• EXERCISE OBJECTIVE
Your answer should be a single number: the count of lines containing the string "this".

________________________

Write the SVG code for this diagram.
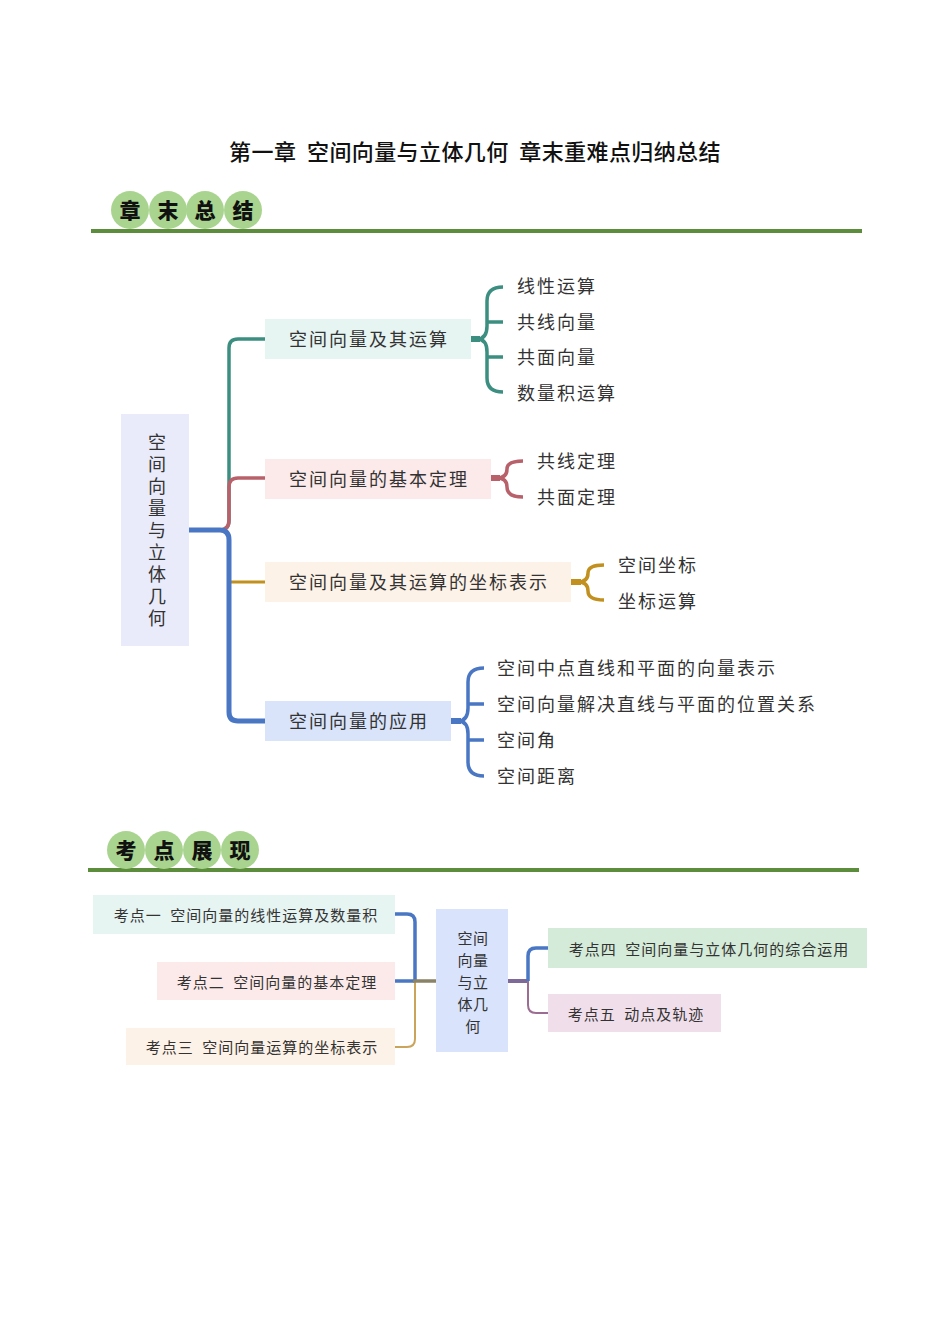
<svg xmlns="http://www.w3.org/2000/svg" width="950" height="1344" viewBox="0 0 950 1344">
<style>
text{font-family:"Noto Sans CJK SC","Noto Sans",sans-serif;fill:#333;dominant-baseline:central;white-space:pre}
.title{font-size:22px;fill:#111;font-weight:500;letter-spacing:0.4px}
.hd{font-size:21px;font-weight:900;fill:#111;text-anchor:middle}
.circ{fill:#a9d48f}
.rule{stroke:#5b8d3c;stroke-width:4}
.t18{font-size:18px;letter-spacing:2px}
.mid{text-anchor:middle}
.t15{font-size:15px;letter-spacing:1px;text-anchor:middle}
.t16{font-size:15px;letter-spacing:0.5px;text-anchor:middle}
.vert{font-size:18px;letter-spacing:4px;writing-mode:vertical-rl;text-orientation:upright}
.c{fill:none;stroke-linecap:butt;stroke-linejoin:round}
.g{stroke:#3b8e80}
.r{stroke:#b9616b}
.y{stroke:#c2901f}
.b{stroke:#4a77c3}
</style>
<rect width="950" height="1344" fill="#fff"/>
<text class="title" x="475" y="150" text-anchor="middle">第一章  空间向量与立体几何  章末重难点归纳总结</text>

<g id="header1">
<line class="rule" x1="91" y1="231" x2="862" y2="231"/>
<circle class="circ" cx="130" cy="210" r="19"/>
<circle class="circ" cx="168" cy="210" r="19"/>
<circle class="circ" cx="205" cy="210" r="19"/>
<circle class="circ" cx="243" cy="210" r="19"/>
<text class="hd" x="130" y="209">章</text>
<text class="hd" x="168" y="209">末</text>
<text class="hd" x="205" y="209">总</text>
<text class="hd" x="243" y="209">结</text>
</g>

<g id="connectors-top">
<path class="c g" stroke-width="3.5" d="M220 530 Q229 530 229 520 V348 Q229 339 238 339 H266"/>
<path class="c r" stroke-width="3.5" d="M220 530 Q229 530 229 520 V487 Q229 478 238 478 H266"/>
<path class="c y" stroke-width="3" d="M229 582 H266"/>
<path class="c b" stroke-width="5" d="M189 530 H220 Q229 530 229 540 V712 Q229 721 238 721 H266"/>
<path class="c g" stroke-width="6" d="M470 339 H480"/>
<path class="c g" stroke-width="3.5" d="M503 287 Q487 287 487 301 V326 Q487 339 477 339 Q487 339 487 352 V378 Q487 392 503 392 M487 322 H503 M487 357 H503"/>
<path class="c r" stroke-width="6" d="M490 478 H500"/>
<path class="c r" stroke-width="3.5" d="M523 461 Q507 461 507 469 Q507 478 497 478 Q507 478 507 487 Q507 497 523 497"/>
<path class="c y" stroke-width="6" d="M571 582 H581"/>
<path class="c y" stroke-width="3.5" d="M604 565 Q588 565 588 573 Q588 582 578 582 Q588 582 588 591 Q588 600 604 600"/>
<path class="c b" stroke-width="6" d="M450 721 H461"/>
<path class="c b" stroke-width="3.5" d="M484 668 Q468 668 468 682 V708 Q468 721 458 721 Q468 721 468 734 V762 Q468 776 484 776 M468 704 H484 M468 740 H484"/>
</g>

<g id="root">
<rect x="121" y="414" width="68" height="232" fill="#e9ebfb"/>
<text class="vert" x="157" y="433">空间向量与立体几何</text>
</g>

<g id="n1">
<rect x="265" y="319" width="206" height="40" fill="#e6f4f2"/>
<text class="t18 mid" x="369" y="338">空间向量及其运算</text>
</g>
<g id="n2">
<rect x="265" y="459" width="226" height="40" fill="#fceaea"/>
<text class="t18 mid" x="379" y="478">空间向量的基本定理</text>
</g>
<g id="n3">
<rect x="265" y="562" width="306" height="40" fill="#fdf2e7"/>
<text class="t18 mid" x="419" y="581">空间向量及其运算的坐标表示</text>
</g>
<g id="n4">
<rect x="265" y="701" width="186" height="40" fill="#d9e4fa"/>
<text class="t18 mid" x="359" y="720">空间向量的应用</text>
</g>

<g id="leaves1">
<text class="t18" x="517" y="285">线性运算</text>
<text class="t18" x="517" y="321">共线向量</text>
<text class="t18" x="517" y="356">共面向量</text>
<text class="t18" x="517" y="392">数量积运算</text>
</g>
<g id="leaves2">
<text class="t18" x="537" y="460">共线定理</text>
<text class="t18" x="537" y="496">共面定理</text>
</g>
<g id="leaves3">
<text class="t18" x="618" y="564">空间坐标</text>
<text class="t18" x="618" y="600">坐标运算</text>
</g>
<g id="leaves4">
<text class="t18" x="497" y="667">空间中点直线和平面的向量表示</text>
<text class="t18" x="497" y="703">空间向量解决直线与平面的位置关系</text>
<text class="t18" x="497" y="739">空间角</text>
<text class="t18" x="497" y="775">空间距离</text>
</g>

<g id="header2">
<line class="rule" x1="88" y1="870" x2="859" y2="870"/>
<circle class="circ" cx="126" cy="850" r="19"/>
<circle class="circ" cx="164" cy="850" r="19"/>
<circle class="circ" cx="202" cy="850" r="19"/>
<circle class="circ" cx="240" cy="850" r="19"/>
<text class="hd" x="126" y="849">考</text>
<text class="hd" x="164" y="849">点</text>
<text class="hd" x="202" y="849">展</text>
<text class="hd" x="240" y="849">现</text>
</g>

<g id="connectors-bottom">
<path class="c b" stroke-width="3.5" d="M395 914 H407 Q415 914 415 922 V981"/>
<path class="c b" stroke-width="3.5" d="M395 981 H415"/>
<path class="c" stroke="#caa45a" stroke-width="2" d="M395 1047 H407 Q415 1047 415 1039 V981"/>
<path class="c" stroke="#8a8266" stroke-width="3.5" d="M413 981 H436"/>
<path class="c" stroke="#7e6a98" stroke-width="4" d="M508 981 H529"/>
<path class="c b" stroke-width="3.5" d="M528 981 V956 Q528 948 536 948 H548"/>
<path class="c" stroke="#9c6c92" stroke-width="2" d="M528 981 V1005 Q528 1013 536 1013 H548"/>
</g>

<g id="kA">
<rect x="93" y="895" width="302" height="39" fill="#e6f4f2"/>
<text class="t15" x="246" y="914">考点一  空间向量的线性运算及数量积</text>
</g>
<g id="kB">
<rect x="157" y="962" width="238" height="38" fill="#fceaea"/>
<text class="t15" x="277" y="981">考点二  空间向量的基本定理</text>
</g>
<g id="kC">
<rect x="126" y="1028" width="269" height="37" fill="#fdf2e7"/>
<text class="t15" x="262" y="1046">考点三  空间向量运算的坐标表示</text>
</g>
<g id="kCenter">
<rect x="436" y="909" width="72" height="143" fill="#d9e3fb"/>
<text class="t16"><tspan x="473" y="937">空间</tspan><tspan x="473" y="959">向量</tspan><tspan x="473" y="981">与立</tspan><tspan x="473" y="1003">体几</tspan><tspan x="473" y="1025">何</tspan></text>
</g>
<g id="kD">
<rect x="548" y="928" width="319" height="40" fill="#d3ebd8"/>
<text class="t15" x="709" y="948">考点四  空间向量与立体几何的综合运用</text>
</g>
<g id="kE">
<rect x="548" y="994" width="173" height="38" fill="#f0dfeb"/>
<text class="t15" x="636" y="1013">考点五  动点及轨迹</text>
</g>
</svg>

________________________

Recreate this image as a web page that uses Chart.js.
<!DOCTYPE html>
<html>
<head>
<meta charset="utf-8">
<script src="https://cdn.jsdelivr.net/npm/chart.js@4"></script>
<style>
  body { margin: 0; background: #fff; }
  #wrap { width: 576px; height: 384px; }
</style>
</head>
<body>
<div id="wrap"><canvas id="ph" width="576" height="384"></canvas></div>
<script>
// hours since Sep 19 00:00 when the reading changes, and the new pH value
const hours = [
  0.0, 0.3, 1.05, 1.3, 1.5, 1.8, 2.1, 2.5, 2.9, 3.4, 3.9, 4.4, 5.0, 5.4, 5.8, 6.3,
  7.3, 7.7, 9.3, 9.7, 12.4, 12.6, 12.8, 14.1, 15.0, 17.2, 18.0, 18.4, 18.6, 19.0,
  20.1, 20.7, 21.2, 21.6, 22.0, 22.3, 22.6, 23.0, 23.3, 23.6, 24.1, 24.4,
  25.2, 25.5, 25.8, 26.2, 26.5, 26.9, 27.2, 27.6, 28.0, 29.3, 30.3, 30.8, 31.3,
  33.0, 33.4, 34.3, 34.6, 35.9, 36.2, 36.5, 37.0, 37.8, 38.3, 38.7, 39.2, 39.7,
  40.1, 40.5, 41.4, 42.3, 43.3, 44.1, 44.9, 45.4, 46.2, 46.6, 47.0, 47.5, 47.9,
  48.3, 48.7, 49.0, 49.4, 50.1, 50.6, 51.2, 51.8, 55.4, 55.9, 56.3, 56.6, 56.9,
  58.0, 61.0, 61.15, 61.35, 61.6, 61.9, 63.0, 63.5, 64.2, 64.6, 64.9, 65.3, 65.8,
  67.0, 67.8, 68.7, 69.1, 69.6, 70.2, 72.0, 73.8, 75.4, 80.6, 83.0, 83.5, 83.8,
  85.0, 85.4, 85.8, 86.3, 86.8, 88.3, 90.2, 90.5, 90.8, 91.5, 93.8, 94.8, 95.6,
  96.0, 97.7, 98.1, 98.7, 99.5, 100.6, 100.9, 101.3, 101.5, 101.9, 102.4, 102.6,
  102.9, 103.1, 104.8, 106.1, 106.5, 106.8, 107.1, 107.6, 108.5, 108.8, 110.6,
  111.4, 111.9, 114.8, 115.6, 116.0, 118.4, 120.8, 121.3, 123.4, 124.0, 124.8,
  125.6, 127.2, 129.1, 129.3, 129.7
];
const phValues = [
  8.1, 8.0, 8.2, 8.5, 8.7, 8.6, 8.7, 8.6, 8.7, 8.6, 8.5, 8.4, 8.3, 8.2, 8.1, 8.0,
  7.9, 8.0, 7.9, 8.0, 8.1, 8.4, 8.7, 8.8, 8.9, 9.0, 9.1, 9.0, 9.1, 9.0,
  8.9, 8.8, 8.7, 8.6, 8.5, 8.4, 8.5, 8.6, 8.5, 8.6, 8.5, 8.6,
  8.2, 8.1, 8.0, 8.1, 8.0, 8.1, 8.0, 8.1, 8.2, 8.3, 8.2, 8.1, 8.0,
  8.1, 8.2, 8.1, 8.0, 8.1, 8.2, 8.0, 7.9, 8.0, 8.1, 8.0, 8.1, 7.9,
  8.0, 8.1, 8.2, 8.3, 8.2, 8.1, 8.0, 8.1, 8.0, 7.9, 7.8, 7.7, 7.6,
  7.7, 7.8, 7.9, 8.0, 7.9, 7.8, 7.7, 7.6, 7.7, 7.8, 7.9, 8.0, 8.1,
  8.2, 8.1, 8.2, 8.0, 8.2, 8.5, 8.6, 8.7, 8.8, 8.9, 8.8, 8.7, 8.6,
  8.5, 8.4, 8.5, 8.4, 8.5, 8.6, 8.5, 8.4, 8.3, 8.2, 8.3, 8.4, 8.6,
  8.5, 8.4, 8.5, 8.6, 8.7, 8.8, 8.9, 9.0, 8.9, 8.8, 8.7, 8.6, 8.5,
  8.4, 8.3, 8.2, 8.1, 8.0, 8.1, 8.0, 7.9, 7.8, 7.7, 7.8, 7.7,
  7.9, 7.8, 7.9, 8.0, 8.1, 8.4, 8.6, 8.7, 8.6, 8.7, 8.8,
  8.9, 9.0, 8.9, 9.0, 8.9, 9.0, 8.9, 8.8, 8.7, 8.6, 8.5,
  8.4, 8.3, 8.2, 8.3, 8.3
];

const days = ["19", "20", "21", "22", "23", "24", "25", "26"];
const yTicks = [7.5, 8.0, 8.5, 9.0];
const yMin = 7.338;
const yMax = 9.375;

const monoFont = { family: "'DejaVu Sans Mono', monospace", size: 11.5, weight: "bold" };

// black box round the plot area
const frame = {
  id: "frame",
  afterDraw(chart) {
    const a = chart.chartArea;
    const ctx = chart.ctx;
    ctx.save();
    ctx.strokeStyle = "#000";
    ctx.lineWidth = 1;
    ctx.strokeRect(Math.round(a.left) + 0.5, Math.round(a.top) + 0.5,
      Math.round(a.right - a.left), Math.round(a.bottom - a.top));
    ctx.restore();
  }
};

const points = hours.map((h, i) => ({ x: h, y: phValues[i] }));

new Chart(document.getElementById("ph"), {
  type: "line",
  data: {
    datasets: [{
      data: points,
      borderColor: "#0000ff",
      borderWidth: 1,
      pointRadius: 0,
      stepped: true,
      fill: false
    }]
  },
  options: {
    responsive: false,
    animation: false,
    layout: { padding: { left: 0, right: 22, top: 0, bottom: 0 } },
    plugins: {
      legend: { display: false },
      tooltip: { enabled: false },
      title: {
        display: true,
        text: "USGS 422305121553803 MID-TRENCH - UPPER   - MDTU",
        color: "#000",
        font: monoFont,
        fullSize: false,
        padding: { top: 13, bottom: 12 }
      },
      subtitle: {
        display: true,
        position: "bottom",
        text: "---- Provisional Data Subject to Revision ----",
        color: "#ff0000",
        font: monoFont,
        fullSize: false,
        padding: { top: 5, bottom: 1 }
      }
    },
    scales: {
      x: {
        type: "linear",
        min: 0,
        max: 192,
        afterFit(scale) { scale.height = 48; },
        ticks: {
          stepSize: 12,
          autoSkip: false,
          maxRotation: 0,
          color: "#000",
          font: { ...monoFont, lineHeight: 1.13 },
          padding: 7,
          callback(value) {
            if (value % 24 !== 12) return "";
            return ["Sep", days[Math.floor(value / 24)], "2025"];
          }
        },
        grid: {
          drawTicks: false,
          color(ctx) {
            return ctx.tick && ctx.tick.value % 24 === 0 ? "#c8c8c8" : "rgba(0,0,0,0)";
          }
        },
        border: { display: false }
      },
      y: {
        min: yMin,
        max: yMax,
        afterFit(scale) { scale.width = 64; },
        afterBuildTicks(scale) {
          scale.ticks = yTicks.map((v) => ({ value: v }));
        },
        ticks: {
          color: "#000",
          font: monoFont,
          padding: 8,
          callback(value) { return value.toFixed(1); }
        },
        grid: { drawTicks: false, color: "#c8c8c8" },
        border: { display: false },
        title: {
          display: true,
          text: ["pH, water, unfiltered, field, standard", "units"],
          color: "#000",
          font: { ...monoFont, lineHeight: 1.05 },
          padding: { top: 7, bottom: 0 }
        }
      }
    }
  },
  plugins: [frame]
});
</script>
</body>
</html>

________________________

• SOLUTION BELOW
2